**What you will do**
Restate the listing below word for word, omitting any images.
** Start of Information provided **
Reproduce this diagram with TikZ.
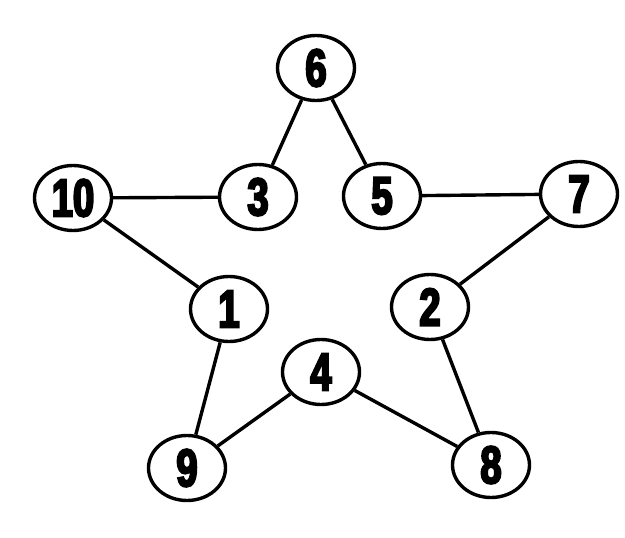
\documentclass[tikz,border=0pt]{standalone}
\usepackage{fontspec}
\newfontfamily\numfont[FakeStretch=0.72,FakeBold=4]{Liberation Sans Bold}
\usetikzlibrary{shapes.geometric}
\tikzset{
  num/.style={ellipse,draw=black,line width=3.4pt,fill=white,minimum width=77pt,minimum height=65pt,inner sep=0pt,font=\numfont\fontsize{53}{53}\selectfont},
  edge/.style={line width=3.4pt,black}
}
\begin{document}
\begin{tikzpicture}[x=1pt,y=-1pt]
\useasboundingbox (0,0) rectangle (625,538);
\node[num] (n6) at (316,68) {6};
\node[num] (n3) at (258,197) {3};
\node[num] (n5) at (382,196) {5};
\node[num] (n10) at (73,198) {10};
\node[num] (n7) at (579,194) {7};
\node[num] (n1) at (229,309) {1};
\node[num] (n2) at (430,307) {2};
\node[num] (n4) at (321,372) {4};
\node[num] (n9) at (187,468) {9};
\node[num] (n8) at (491,465) {8};
\draw[edge] (n6) -- (n3);
\draw[edge] (n6) -- (n5);
\draw[edge] (n10) -- (n3);
\draw[edge] (n5) -- (n7);
\draw[edge] (n10) -- (n1);
\draw[edge] (n7) -- (n2);
\draw[edge] (n1) -- (n9);
\draw[edge] (n2) -- (n8);
\draw[edge] (n9) -- (n4);
\draw[edge] (n4) -- (n8);
\end{tikzpicture}
\end{document}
** End of Information provided **
**The output**
Reproduce this diagram with TikZ.
\documentclass[tikz,border=0pt]{standalone}
\usepackage{fontspec}
\newfontfamily\numfont[FakeStretch=0.72,FakeBold=4]{Liberation Sans Bold}
\usetikzlibrary{shapes.geometric}
\tikzset{
  num/.style={ellipse,draw=black,line width=3.4pt,fill=white,minimum width=77pt,minimum height=65pt,inner sep=0pt,font=\numfont\fontsize{53}{53}\selectfont},
  edge/.style={line width=3.4pt,black}
}
\begin{document}
\begin{tikzpicture}[x=1pt,y=-1pt]
\useasboundingbox (0,0) rectangle (625,538);
\node[num] (n6) at (316,68) {6};
\node[num] (n3) at (258,197) {3};
\node[num] (n5) at (382,196) {5};
\node[num] (n10) at (73,198) {10};
\node[num] (n7) at (579,194) {7};
\node[num] (n1) at (229,309) {1};
\node[num] (n2) at (430,307) {2};
\node[num] (n4) at (321,372) {4};
\node[num] (n9) at (187,468) {9};
\node[num] (n8) at (491,465) {8};
\draw[edge] (n6) -- (n3);
\draw[edge] (n6) -- (n5);
\draw[edge] (n10) -- (n3);
\draw[edge] (n5) -- (n7);
\draw[edge] (n10) -- (n1);
\draw[edge] (n7) -- (n2);
\draw[edge] (n1) -- (n9);
\draw[edge] (n2) -- (n8);
\draw[edge] (n9) -- (n4);
\draw[edge] (n4) -- (n8);
\end{tikzpicture}
\end{document}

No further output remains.